Divers install a 24-in. by 24-in. SSGT ANSI Class 900 prototype in a shallow-water test tank at Subsea 7's Greenwell base in Aberdeen (Fig. 2).

Hydraulic pistons and supporting high tensile strength bolts on horizontal flanges allowed the fitting to compress the primary saddle seal onto the main pipeline. O-ring sealing strips integrated into horizontal flanges on the doors and the branch half of the fitting provide a gas-tight environment in the annulus between the main pipe and fitting, allowing water in the annulus to be flushed by flowing nitrogen once the end seals are activated. These O-rings are temporary and only assist with drying and grout injection.

Once the fitting is wrapped around the main pipeline and temporary ends seals are installed, conventional hydraulic bolt-tensioning tools preload bolts on the horizontal flanges. Pressure testing the annulus to 20 psi establishes the seal as more than adequate to inject inert drying agents such as nitrogen. Flushing sea water and potential salt deposits in the annulus between the tee and the pipe with fresh water and then drying the annulus with dry nitrogen to a humidity of less than 20% is sufficient to achieve full structural strength of the grout.

The subsea grout mixing and injection skid unit allows various preinjection testing stages to ensure skid settings match perfectly with ambient subsea conditions. The skid unit has two bladders, one containing resin and the other hardener, the main components of the grout. Each component is pumped independently and mixes at the built-in static mixer. The pumping process takes about 15 min, safely within the potting life of the grout.

After injection, the grout sets while preparation for hot-tap drilling commences. A full-pressure test on the branch precedes hot tap drilling once the grout has cured.

Test guidelines

Completion of the test tank trials helped define parameters for the field tests. Any coating would have to be removed before pipe-surface preparation. Concrete weight coating with reinforcing steel bar and anticorrosion coating must be removed to 500 mm either side of the tee to allow clearance for installation. Shot-blasting the pipe surface to SA2.5 with a profile of 30-70 µm allows for ideal grout injection and bonding of the grout.

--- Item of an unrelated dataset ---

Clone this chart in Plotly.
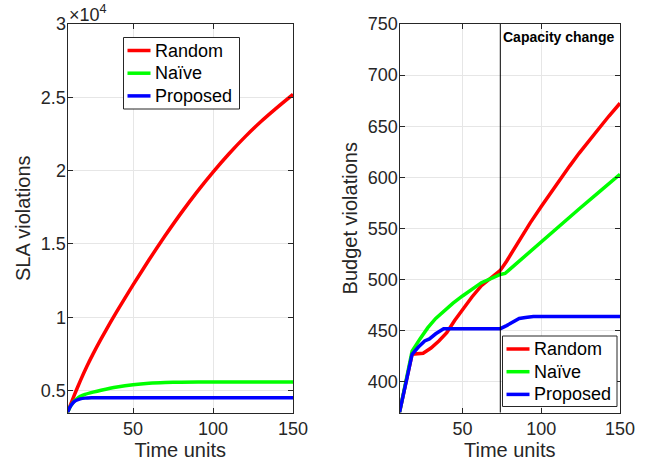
import plotly.graph_objects as go

# ---------------- data ----------------
series_names = ["Random", "Naïve", "Proposed"]
series_colors = ["#ff0000", "#00ff00", "#0000ff"]

# Left: SLA violations
sla_random_x = [9, 13, 17, 21, 25, 30, 36, 43, 50, 60, 70, 80, 90, 100, 110, 120, 130, 140, 150]
sla_random_y = [3500, 4620, 5660, 6620, 7500, 8520, 9680, 10960, 12200, 13920, 15550, 17100,
                18550, 19900, 21150, 22300, 23350, 24300, 25200]
sla_naive_x = [9, 11, 13, 15, 17, 20, 25, 30, 40, 50, 60, 70, 80, 100, 150]
sla_naive_y = [3500, 3950, 4250, 4450, 4600, 4740, 4890, 5020, 5240, 5400, 5500, 5550, 5570, 5580, 5580]
sla_prop_x = [9, 10, 11, 12, 13, 15, 17, 20, 24, 30, 150]
sla_prop_y = [3500, 3750, 3950, 4100, 4220, 4350, 4430, 4480, 4505, 4510, 4510]

# Right: Budget violations
bud_random_x = [10, 18, 25, 30, 35, 40, 45, 50, 56, 62, 68, 74, 78, 82, 87, 93, 100, 106, 112,
                118, 124, 130, 137, 143, 150]
bud_random_y = [370, 427, 428, 433, 440, 448, 460, 471, 483, 494, 502, 509, 518, 528, 541, 555.5,
                571.5, 585, 598, 611, 623.5, 635.5, 648.5, 660, 672.5]
bud_naive_x = [10, 18, 23, 28, 33, 38, 44, 50, 56, 62, 68, 74, 77, 88, 100, 112, 124, 137, 150]
bud_naive_y = [370, 430, 442, 453, 462, 469, 477, 484, 491, 497, 501, 505, 506, 521, 537, 553,
               569, 586, 603]
bud_prop_x = [10, 18, 22, 26, 29, 33, 38, 74, 78, 82, 86, 90, 95, 150]
bud_prop_y = [370, 427, 434, 440, 442, 447, 452, 452, 455, 459, 462, 463, 464, 464]

capacity_change_x = 74

x_ticks = [50, 100, 150]
sla_ticks = [5000, 10000, 15000, 20000, 25000, 30000]
sla_ticktext = ["0.5", "1", "1.5", "2", "2.5", "3"]
bud_ticks = [400, 450, 500, 550, 600, 650, 700, 750]

# ---------------- figure ----------------
W, H = 652, 467
FONT = "Liberation Sans, Arial, Helvetica, sans-serif"
AX = "#262626"

fig = go.Figure()

left = [(sla_random_x, sla_random_y), (sla_naive_x, sla_naive_y), (sla_prop_x, sla_prop_y)]
right = [(bud_random_x, bud_random_y), (bud_naive_x, bud_naive_y), (bud_prop_x, bud_prop_y)]

for (xs, ys), name, col in zip(left, series_names, series_colors):
    fig.add_trace(go.Scatter(x=xs, y=ys, mode="lines", name=name,
                             line=dict(color=col, width=3.5, shape="spline", smoothing=0.6),
                             xaxis="x", yaxis="y", showlegend=False))
for (xs, ys), name, col in zip(right, series_names, series_colors):
    fig.add_trace(go.Scatter(x=xs, y=ys, mode="lines", name=name,
                             line=dict(color=col, width=3.5),
                             xaxis="x2", yaxis="y2", showlegend=False))


def px(v):
    return v / W


def py(v):
    return 1 - v / H


axis_common = dict(
    showline=True, linecolor=AX, linewidth=1, mirror="ticks",
    ticks="inside", ticklen=5, tickcolor=AX, tickwidth=1,
    showgrid=True, gridcolor="#e6e6e6", gridwidth=1,
    zeroline=False, automargin=False,
    tickfont=dict(family=FONT, size=18, color=AX),
)

fig.update_layout(
    width=W, height=H,
    margin=dict(l=0, r=0, t=0, b=0),
    paper_bgcolor="white", plot_bgcolor="white",
    font=dict(family=FONT, color=AX),
    showlegend=False,
    xaxis=dict(domain=[px(67.5), px(293)], range=[9, 150], tickvals=x_ticks,
               title=dict(text="Time units", font=dict(size=20, color=AX), standoff=4),
               anchor="y", **axis_common),
    yaxis=dict(domain=[py(412.5), py(24)], range=[3500, 30000], tickvals=sla_ticks,
               ticktext=sla_ticktext, ticklabelstandoff=-3,
               title=dict(text="SLA violations", font=dict(size=20, color=AX), standoff=4),
               anchor="x", **axis_common),
    xaxis2=dict(domain=[px(399.5), px(620)], range=[10, 150], tickvals=x_ticks,
                title=dict(text="Time units", font=dict(size=20, color=AX), standoff=4),
                anchor="y2", **axis_common),
    yaxis2=dict(domain=[py(412.5), py(24)], range=[370, 750], tickvals=bud_ticks,
                ticklabelstandoff=-3,
                title=dict(text="Budget violations", font=dict(size=20, color=AX), standoff=4),
                anchor="x2", **axis_common),
    hovermode=False,
)

# capacity change marker
fig.add_shape(type="line", xref="x2", yref="y2 domain", x0=capacity_change_x, x1=capacity_change_x,
              y0=0, y1=1, line=dict(color="black", width=1))
fig.add_annotation(xref="x2", yref="y2 domain", x=capacity_change_x, y=1, xanchor="left",
                   yanchor="top", xshift=1, yshift=-3, showarrow=False,
                   text="<b>Capacity change</b>",
                   font=dict(family=FONT, size=14, color="black"))

# exponent label for left axis
fig.add_annotation(xref="paper", yref="paper", x=px(67), y=1, xanchor="left", yanchor="top",
                   showarrow=False, text="×10<sup>4</sup>",
                   font=dict(family=FONT, size=18, color=AX))


# legends (MATLAB style boxes)
def add_legend(box_left, box_top, box_right, box_bottom, line_x0, line_x1, text_x, row_ys):
    fig.add_shape(type="rect", xref="paper", yref="paper",
                  x0=px(box_left), x1=px(box_right), y0=py(box_bottom), y1=py(box_top),
                  line=dict(color=AX, width=1), fillcolor="white", layer="above")
    for name, col, ry in zip(series_names, series_colors, row_ys):
        fig.add_shape(type="line", xref="paper", yref="paper",
                      x0=px(line_x0), x1=px(line_x1), y0=py(ry), y1=py(ry),
                      line=dict(color=col, width=3.5), layer="above")
        fig.add_annotation(xref="paper", yref="paper", x=px(text_x), y=py(ry),
                           xanchor="left", yanchor="middle", showarrow=False, text=name,
                           font=dict(family=FONT, size=18, color="black"))


add_legend(123.5, 37.5, 239.5, 109, 127.5, 150.5, 153, [50.5, 73.2, 95.9])
add_legend(502.5, 336, 617, 406.5, 506.5, 529.5, 532, [349, 371.7, 394.4])

fig.write_html("out.html", config={"displayModeBar": False},
               post_script="document.body.style.margin='0';document.body.style.padding='0';")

Pneumatic (nitrogen) pressure testing of the interspace within the primary saddle seal reached 153 barg, with the main pipeline and branch at atmospheric pressure, without leakage. System tests went as high as 225 barg without leakage.

The grout injection rate on the 24-in. by 24-in. test measured roughly 5 l./min, with 70 l. required to fill the annulus. The grout curing process, commencing once the hardener and resin components are mixed, limits the injection window to 40 min at 4° C.1

Field test

Following the onshore qualifications program at the end of 2008, a subsea mixing and injection skid unit underwent full-scale grout injection trial in the North Sea June 27, 2009. Injection-skid deployment took place on the seabed near Total's Jura gas field at about 113-m water depth and a seabed temperature of 7° C. (Fig. 3).

Field testing of a subsea grout-mixing and injection skid occurred in 113-m water depths at Total's Jura North Sea gas field in June 2009, using the Seven Pelican dive-support vessel (Fig. 3).

The trial sought to verify overall functionality of the injection system and the grout's ability to cure at seabed temperature and pressure. Testing used two 16-in. OD pipe-in-pipe samples with one sleeve fabricated from clear acrylic to allow grout flow path assessment. The trial lasted almost 5 hr and test samples were left at seabed conditions for 24 hr to cure before the whole system was recovered to surface.

Grout flow path inside the test sleeves was similar to onshore qualification injection trials and the results of grout compressive strengths were within the expected parameters.

The deepest hot-tap work being performed by divers is at roughly 250 m. SSGT development is focused on 100% remotely operated applications for use in deep and ultradeep water environments.

SSGT principles can extend to pipelines up to 48-in. OD and cover a pipeline operating temperature range between 2° C. and 70° C.1

Reference

1. Booth, P., and Vu, D.Q., "Subsea Grouted Tee Development," Deep Offshore Technology (DOT) Conference, New Orleans, Feb. 3-5, 2009.